ABSTRACT

Since the collapse of the Soviet Union, historians have again turned their attention to the birth of the first communist state in hopes of understanding the place of the Soviet period in the longer sweep of Russian history. Was the Soviet Union an aberration from or a consequence of Russian culture? Did the Soviet Union represent a retreat from Westernizing trends in Russian history, or was the Bolshevik Revolution a product of Westernization? These are vexing questions that generate a great deal of debate.
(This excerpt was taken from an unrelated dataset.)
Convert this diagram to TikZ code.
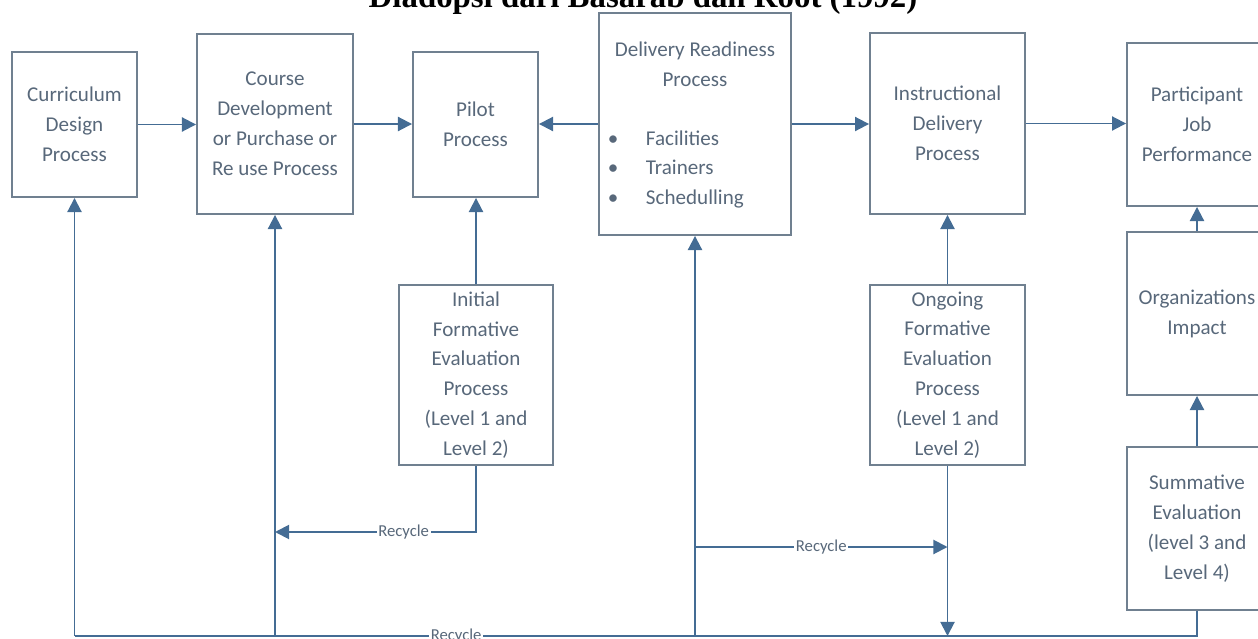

Some have argued that in the late nineteenth century Russia was developing a middle class, representative institutions, and an industrial economy that, while not as advanced as those in Western Europe, were indications of potential movement in the direction of more open government, rule of law, and free market capitalism. Only the Bolsheviks, influenced by an ideology imported, paradoxically, from the West, interrupted this path of Russian political and economic Westernization. Others, in contrast, suggest that the Bolshevik Revolution in 1917 developed squarely out of Russian traditions of invasive state practices, violent protest and repression, and autocratic rule with little or no public representation. These are not merely academic considerations. If one views the Soviet period as an aberration in Russian history, then Russia’s post-Soviet future may be less turbulent and it may promise cooperation and integration with the West. However, if the Soviet period was inherently “Russian,” then the twenty-first century might promise further repression and hardship and continued tension and isolation from the West.